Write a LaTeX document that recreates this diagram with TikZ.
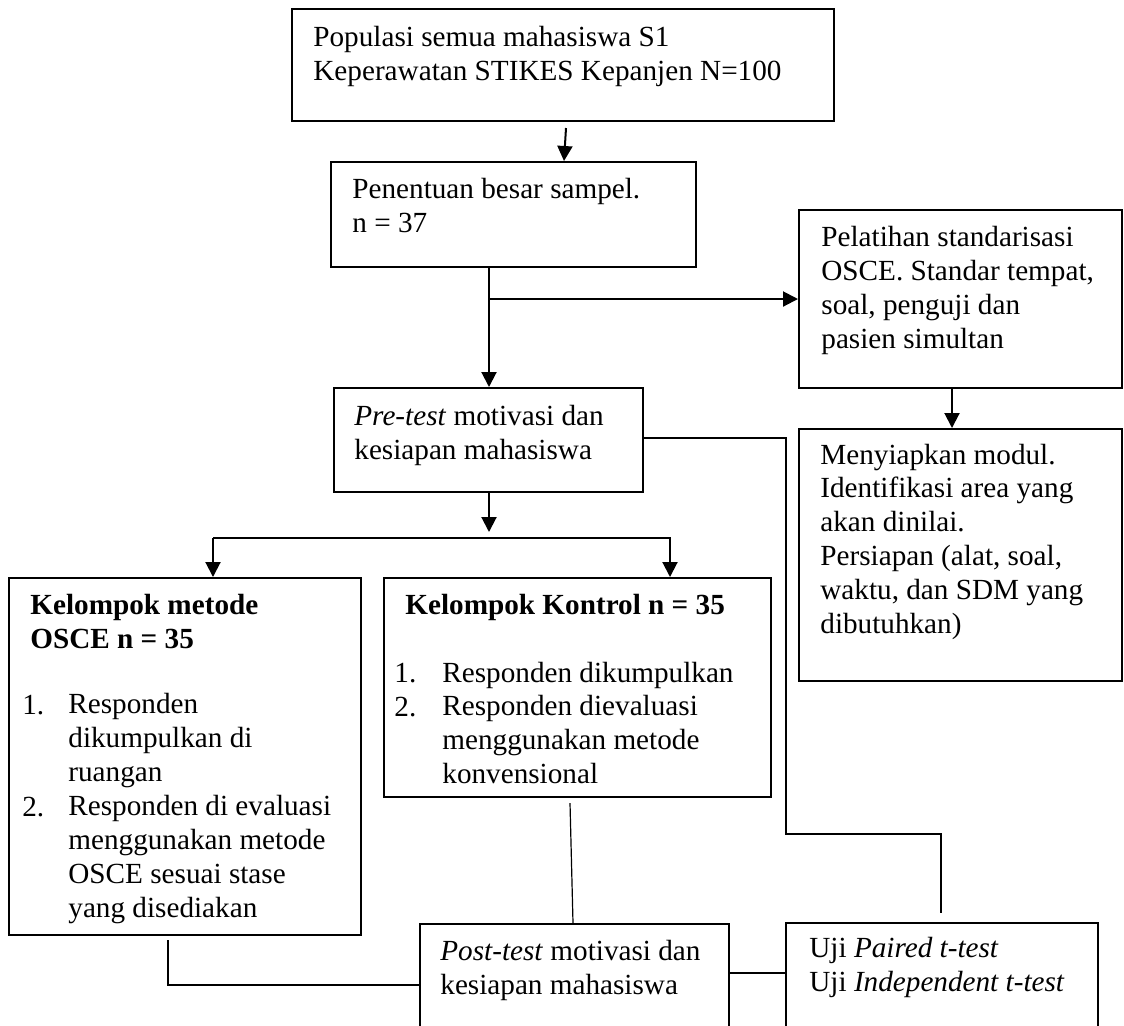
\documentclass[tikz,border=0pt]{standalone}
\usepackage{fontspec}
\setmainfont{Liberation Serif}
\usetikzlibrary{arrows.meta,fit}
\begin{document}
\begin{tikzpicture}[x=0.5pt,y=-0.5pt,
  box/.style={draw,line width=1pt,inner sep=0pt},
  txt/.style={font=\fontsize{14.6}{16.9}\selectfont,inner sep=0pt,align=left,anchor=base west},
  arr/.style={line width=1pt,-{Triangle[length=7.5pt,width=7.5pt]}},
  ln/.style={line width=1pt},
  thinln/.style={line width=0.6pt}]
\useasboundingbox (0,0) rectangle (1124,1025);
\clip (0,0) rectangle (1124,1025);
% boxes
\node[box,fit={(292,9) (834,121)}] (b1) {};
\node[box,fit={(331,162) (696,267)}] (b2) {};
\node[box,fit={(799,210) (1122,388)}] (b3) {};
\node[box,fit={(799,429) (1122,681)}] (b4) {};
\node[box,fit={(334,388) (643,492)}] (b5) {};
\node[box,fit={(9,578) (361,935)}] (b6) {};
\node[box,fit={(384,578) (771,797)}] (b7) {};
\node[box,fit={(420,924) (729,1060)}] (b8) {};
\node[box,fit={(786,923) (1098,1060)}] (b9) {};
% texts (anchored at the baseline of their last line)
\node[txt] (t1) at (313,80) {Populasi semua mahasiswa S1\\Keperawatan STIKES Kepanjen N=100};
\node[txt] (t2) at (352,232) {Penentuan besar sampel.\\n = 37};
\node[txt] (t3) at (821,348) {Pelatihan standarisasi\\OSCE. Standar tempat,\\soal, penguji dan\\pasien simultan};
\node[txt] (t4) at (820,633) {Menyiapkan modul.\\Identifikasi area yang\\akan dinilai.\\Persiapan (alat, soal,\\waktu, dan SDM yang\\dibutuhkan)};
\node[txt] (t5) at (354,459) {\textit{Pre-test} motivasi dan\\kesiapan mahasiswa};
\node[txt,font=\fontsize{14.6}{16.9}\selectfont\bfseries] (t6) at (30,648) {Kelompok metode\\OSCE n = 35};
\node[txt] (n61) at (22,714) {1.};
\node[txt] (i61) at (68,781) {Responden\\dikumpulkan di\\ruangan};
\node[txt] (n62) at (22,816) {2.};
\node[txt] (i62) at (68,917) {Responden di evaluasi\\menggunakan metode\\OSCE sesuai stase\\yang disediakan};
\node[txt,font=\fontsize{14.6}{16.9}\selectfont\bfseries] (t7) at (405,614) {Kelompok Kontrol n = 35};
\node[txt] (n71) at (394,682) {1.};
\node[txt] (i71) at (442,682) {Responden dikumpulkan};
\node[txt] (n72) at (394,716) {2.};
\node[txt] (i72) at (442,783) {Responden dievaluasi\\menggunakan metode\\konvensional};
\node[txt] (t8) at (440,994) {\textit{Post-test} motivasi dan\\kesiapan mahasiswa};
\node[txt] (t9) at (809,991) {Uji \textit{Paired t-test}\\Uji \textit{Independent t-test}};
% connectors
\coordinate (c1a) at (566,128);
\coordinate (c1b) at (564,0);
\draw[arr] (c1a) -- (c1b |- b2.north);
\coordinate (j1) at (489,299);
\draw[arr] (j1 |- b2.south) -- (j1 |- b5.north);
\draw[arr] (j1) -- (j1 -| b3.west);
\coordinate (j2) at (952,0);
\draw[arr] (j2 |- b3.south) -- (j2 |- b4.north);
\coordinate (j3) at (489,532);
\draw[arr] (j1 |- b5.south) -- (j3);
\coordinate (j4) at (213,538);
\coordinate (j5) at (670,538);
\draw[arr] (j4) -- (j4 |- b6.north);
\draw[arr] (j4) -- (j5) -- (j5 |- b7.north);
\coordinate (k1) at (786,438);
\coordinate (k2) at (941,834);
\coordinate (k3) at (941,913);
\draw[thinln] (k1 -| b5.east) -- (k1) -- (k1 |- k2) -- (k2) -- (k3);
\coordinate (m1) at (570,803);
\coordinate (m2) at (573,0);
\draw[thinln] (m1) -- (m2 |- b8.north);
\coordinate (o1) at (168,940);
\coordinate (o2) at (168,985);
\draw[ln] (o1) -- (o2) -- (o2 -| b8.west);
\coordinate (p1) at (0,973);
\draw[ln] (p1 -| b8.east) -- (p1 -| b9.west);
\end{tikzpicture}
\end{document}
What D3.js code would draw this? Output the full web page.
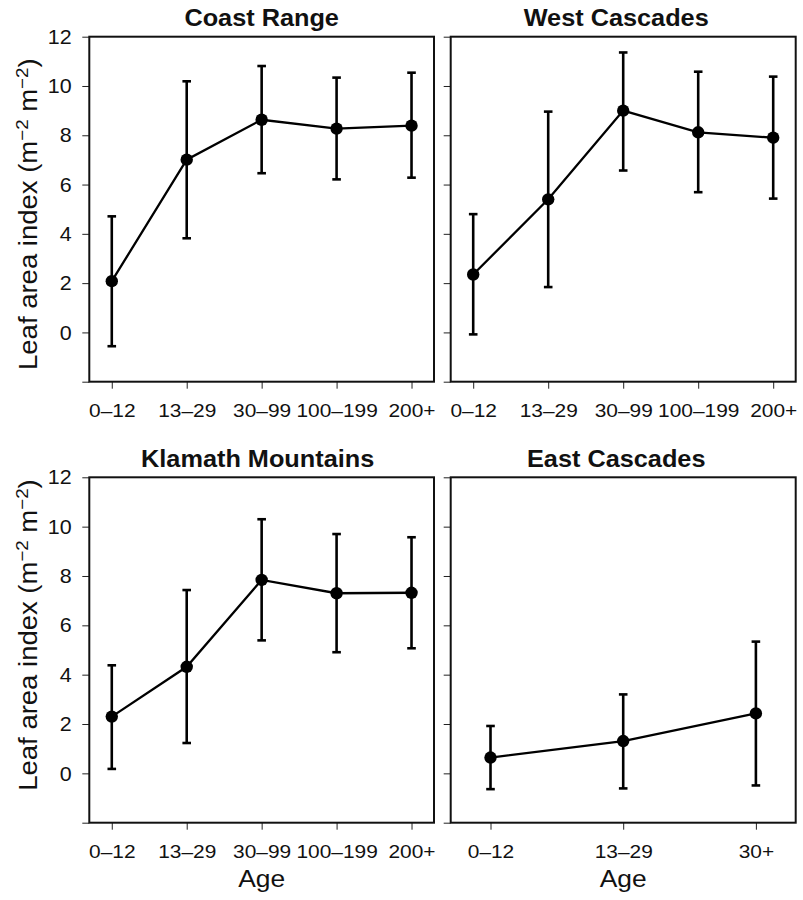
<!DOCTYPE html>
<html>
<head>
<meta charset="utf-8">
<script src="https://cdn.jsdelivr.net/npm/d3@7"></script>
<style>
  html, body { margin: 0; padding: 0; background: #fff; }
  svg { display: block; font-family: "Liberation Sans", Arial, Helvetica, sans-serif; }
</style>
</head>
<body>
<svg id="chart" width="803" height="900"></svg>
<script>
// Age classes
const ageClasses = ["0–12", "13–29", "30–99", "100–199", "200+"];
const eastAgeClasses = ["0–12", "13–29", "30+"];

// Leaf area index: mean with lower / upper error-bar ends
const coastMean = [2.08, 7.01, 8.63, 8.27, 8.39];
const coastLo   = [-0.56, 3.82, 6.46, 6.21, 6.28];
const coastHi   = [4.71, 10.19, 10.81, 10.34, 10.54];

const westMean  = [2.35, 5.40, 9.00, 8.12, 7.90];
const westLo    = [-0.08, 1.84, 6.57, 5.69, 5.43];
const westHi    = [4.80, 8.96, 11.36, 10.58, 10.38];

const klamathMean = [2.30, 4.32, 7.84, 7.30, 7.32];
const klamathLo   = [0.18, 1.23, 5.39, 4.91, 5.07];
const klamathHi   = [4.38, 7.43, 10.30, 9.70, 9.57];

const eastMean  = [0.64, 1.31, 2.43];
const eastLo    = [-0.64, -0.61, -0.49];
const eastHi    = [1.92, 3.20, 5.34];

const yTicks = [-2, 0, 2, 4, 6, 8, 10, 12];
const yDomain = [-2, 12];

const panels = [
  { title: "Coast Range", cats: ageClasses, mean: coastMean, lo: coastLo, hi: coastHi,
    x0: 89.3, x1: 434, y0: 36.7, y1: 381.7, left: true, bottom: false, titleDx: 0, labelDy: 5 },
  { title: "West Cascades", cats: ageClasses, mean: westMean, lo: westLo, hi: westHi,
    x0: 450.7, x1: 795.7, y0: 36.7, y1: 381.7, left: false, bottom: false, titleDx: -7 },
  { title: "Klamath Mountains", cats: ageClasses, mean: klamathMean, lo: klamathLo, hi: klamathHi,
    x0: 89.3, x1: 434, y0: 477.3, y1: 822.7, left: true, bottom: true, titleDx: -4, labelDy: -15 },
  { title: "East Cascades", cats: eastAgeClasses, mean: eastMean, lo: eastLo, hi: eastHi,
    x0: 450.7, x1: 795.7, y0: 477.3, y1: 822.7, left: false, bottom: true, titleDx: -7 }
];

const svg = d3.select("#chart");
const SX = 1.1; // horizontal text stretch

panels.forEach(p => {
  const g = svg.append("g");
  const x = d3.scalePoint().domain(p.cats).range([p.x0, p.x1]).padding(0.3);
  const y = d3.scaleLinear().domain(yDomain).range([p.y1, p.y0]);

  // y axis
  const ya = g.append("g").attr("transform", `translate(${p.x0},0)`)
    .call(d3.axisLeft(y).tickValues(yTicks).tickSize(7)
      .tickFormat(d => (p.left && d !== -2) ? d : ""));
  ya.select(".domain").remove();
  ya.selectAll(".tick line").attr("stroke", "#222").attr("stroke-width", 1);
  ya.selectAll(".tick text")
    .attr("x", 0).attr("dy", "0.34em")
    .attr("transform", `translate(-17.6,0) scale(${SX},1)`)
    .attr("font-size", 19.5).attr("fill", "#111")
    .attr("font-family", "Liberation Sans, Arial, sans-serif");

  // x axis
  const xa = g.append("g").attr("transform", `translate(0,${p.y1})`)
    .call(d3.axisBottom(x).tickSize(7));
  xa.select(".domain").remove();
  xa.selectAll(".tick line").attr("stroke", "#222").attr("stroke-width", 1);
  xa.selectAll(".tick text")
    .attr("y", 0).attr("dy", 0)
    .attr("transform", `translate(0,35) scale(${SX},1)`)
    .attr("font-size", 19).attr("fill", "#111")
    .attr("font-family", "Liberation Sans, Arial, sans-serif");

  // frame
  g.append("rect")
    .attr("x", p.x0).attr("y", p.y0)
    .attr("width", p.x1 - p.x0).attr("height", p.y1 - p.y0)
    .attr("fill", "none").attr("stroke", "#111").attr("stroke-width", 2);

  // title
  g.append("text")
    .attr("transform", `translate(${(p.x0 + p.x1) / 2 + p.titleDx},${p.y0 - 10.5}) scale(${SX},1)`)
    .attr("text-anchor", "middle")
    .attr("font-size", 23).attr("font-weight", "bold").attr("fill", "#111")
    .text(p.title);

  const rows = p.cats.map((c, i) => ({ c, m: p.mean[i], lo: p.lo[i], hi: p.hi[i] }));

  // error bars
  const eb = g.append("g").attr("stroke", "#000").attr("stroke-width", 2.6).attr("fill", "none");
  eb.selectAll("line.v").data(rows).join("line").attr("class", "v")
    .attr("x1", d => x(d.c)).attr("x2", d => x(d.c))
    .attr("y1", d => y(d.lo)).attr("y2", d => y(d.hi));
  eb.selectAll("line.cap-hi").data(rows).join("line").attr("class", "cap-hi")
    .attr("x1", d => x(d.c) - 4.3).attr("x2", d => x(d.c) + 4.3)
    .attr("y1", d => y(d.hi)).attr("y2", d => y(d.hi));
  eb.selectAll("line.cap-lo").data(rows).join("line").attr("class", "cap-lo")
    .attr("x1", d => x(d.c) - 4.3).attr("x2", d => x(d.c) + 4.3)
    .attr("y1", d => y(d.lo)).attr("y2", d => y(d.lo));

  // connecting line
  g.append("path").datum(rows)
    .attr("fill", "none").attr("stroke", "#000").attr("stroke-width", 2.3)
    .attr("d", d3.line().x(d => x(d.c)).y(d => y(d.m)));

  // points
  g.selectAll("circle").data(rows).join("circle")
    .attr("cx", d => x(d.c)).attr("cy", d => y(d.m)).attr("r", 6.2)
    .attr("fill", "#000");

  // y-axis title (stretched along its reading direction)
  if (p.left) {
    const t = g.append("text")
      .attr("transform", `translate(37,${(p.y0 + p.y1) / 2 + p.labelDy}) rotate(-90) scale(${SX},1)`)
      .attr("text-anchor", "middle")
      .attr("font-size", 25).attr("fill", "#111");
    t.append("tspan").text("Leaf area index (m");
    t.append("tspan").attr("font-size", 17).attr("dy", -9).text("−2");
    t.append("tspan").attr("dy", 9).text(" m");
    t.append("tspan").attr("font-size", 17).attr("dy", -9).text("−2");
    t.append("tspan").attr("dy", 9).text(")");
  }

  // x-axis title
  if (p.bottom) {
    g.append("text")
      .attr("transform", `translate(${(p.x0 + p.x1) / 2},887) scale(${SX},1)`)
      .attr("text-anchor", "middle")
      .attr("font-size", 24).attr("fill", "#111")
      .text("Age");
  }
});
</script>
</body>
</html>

· · · · · · ·

* Problem
Check every line of the data above for the string "with", and copy those that have it.

* Complete response
Write a LaTeX document that recreates this diagram with TikZ.
// Leaf area index: mean with lower / upper error-bar ends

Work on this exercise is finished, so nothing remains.